WRITTEN INSTRUCTION: Search the data for the string "seaborn" and extract every line where it appears.

DATA LINES:
%%

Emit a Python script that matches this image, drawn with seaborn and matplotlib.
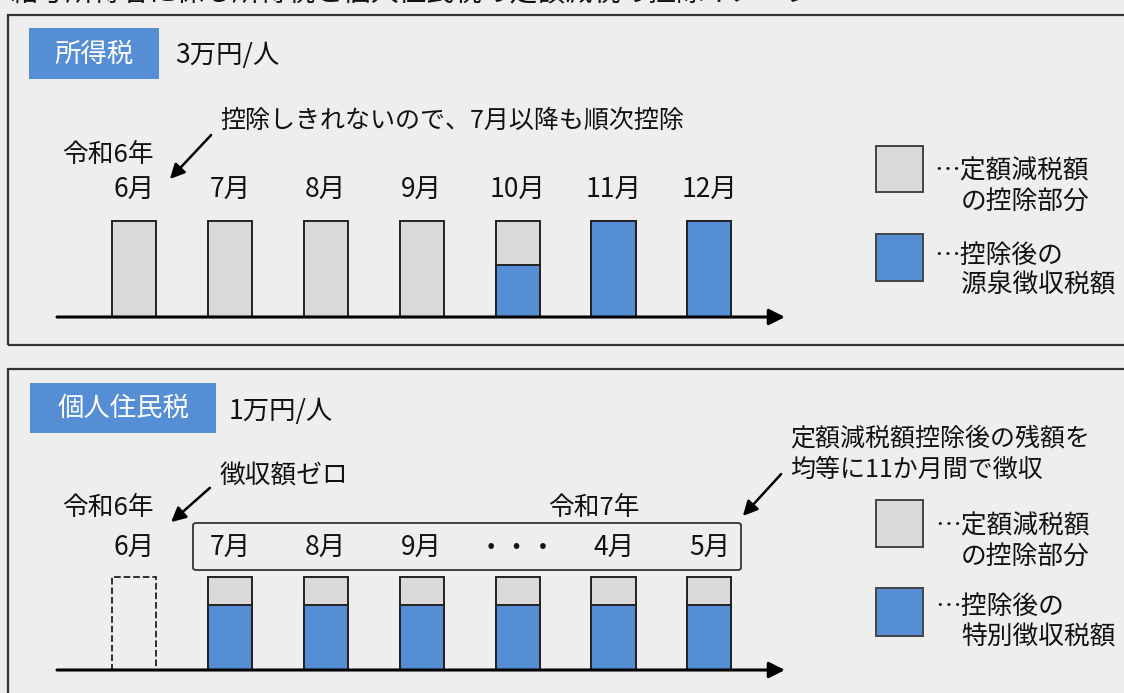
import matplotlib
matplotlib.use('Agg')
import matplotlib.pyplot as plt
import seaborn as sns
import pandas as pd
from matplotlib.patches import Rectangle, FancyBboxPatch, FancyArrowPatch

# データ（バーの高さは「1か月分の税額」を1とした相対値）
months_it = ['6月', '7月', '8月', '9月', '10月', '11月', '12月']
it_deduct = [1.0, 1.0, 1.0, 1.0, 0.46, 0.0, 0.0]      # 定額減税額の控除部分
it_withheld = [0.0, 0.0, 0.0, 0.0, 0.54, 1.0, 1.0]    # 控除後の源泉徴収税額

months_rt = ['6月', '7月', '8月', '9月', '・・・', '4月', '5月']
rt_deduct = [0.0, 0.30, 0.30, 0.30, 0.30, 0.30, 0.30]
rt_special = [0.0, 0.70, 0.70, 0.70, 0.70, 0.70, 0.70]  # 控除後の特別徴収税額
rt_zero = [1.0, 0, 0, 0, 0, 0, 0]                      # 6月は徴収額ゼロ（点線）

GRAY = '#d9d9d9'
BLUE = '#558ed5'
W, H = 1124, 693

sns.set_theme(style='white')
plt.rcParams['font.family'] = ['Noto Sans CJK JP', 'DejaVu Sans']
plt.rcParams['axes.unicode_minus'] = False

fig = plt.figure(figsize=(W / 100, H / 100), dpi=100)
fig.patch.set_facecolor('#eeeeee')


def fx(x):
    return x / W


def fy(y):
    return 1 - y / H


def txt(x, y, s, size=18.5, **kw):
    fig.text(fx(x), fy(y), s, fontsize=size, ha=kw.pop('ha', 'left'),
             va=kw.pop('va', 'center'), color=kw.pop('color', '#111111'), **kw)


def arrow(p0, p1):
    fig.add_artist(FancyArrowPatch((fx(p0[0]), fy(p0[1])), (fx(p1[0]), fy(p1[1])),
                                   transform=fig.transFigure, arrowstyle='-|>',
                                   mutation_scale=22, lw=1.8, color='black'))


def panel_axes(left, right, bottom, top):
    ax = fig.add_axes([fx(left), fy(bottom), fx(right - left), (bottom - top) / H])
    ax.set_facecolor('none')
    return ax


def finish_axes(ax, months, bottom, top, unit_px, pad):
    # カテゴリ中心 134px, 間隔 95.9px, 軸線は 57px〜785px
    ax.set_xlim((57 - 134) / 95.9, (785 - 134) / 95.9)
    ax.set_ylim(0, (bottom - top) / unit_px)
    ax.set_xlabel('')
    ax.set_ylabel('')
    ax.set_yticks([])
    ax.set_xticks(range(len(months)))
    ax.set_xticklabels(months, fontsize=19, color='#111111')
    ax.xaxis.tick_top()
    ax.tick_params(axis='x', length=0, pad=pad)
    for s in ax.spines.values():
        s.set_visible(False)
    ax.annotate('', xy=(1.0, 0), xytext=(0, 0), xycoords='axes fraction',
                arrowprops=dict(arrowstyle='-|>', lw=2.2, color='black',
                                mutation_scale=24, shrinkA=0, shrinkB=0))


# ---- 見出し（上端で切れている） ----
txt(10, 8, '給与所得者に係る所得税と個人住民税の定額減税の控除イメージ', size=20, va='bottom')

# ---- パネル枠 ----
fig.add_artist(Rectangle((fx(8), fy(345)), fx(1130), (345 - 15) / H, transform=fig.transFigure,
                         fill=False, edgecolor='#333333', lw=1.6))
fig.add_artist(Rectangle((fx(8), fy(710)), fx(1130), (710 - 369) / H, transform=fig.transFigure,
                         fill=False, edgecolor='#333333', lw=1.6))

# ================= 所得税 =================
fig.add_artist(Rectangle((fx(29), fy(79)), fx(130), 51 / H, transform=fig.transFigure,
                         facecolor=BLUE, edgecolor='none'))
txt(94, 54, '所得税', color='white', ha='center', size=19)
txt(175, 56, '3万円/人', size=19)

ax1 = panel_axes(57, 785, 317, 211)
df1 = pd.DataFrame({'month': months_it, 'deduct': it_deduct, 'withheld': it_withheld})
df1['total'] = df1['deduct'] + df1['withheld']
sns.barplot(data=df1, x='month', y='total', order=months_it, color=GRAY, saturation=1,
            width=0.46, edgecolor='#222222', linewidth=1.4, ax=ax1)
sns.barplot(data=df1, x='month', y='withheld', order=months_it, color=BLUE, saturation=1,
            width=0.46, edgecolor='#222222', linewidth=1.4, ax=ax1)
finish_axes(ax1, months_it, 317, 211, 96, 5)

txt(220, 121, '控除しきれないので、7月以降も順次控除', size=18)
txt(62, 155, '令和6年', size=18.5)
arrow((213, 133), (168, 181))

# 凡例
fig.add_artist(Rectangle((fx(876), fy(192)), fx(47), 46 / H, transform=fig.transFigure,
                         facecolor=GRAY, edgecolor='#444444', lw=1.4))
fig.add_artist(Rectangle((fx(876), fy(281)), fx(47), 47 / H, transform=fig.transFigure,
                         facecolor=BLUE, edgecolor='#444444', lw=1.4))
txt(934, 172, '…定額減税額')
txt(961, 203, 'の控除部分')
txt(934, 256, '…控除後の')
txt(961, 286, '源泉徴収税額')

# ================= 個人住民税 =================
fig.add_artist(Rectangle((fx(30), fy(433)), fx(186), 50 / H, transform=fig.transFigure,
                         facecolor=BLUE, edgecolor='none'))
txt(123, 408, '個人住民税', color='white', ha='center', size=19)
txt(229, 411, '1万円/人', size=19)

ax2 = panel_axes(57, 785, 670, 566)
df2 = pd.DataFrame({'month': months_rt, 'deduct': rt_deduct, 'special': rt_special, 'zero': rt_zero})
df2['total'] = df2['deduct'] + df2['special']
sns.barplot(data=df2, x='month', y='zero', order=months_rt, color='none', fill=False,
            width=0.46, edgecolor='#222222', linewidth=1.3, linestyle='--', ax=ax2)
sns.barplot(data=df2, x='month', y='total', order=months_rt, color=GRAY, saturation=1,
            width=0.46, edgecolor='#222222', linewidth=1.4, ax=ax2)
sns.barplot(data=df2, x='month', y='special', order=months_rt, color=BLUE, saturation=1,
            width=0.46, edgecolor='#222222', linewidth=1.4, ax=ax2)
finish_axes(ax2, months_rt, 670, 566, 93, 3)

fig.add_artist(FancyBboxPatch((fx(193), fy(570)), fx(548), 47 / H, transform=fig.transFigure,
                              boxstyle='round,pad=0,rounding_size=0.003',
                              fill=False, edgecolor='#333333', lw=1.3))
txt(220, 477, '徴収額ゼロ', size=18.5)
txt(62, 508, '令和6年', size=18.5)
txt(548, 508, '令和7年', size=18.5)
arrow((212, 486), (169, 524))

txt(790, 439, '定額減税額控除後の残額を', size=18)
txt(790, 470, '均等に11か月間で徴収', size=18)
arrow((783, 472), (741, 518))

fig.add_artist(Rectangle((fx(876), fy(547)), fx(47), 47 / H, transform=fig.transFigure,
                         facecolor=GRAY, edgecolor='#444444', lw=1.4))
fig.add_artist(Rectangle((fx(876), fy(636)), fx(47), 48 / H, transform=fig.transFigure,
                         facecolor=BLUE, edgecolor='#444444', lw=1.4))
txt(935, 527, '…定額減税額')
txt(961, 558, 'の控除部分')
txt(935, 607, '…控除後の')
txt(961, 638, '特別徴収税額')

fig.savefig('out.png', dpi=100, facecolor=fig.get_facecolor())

%%

EXERCISE RESULT:
Emit a Python script that matches this image, drawn with seaborn and matplotlib.
import seaborn as sns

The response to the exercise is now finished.